UCCLA’s “No KGB in Canada!” involves thousands of its supporters mailing in pre-printed postcards to Canadian Prime Minister Stephen Harper, the Honourable Jason Kenney (Minister of Citizenship, Immigration and Multiculturalism) and the Honourable Peter Van Loan (Minister of Public Safety). The cards share a common message: “Veterans of Soviet secret police formations like the NKVD, SMERSH and KGB should not be allowed to enter Canada nor to remain here. No exceptions. Denaturalize and deport them all, immediately.”

UCCLA’s chairman, Dr. Lubomyr Luciuk, explained: “For years we have alerted the Government of Canada, the RCMP and others to the illegal presence in our country of veterans of the Soviet secret police. We don’t know how many there are but some openly boasted about their participation in torture and mass murder.

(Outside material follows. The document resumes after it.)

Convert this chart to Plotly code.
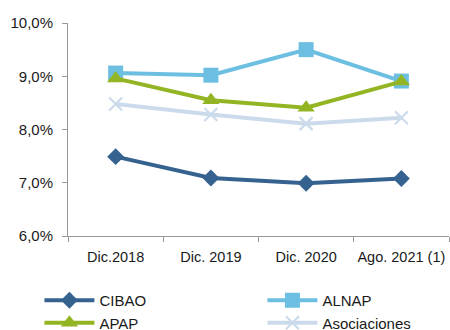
import plotly.graph_objects as go

categories = ["Dic.2018", "Dic. 2019", "Dic. 2020", "Ago. 2021 (1)"]
cibao = [7.49, 7.09, 6.99, 7.08]
alnap = [9.06, 9.02, 9.50, 8.91]
apap = [8.96, 8.55, 8.41, 8.90]
asociaciones = [8.48, 8.28, 8.11, 8.22]
y_ticks = [6, 7, 8, 9, 10]
y_labels = ["6,0%", "7,0%", "8,0%", "9,0%", "10,0%"]

fig = go.Figure()
series = [
    ("CIBAO", cibao, "#35628F", "diamond", 13, 0),
    ("ALNAP", alnap, "#6DBFE2", "square", 15, 0),
    ("APAP", apap, "#93B524", "triangle-up", 15, 0),
    ("Asociaciones", asociaciones, "#CCDBEC", "x-thin", 13, 2.2),
]
for name, vals, color, sym, size, mlw in series:
    fig.add_trace(go.Scatter(
        x=categories, y=vals, name=name, mode="lines+markers",
        line=dict(color=color, width=4),
        marker=dict(symbol=sym, size=size, color=color,
                    line=dict(width=mlw, color=color)),
    ))

fig.update_layout(
    width=450, height=330,
    margin=dict(l=68, r=1, t=23, b=94, autoexpand=False),
    paper_bgcolor="white", plot_bgcolor="white",
    font=dict(family="Liberation Sans, Arial, sans-serif", size=15, color="#1a1a1a"),
    showlegend=True,
    legend=dict(
        orientation="h", xref="paper", yref="paper",
        x=-0.075, y=-0.225, xanchor="left", yanchor="top",
        entrywidth=158, entrywidthmode="pixels",
        font=dict(size=15, color="#1a1a1a"),
        tracegroupgap=0, itemwidth=50,
    ),
    xaxis=dict(
        range=[-0.5, 3.5], showgrid=False, showline=True, linecolor="#999999",
        linewidth=1, ticks="outside", tickson="boundaries", ticklen=5,
        tickcolor="#999999", zeroline=False, ticklabelstandoff=8,
        tickangle=0, automargin=False, tickfont=dict(size=14.5),
    ),
    yaxis=dict(
        range=[6, 10], tickvals=y_ticks, ticktext=y_labels, showgrid=False,
        showline=True, linecolor="#999999", linewidth=1, ticks="outside",
        ticklen=5, tickcolor="#999999", zeroline=False, ticklabelstandoff=6,
        automargin=False,
    ),
)

fig.write_html("out.html")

“While we have always championed the principle that any person found in Canada alleged to be a war criminal should be tried in a criminal court, politics is the art of the possible. Since the federal government insists upon using denaturalization and deportation for dealing with persons who should not be in Canada, we call upon Ottawa to apply its preferred standard in every case, without exceptions. There should be no KGB men in Canada, not now, not ever. Indeed, Canada should not be a haven for anyone who admits that they were involved in war crimes, regardless of their ethnic, racial or religious heritage, their ideological convictions, or the period or place where they committed or enabled such crimes against humanity. Justice cannot be selective,” concluded Luciuk.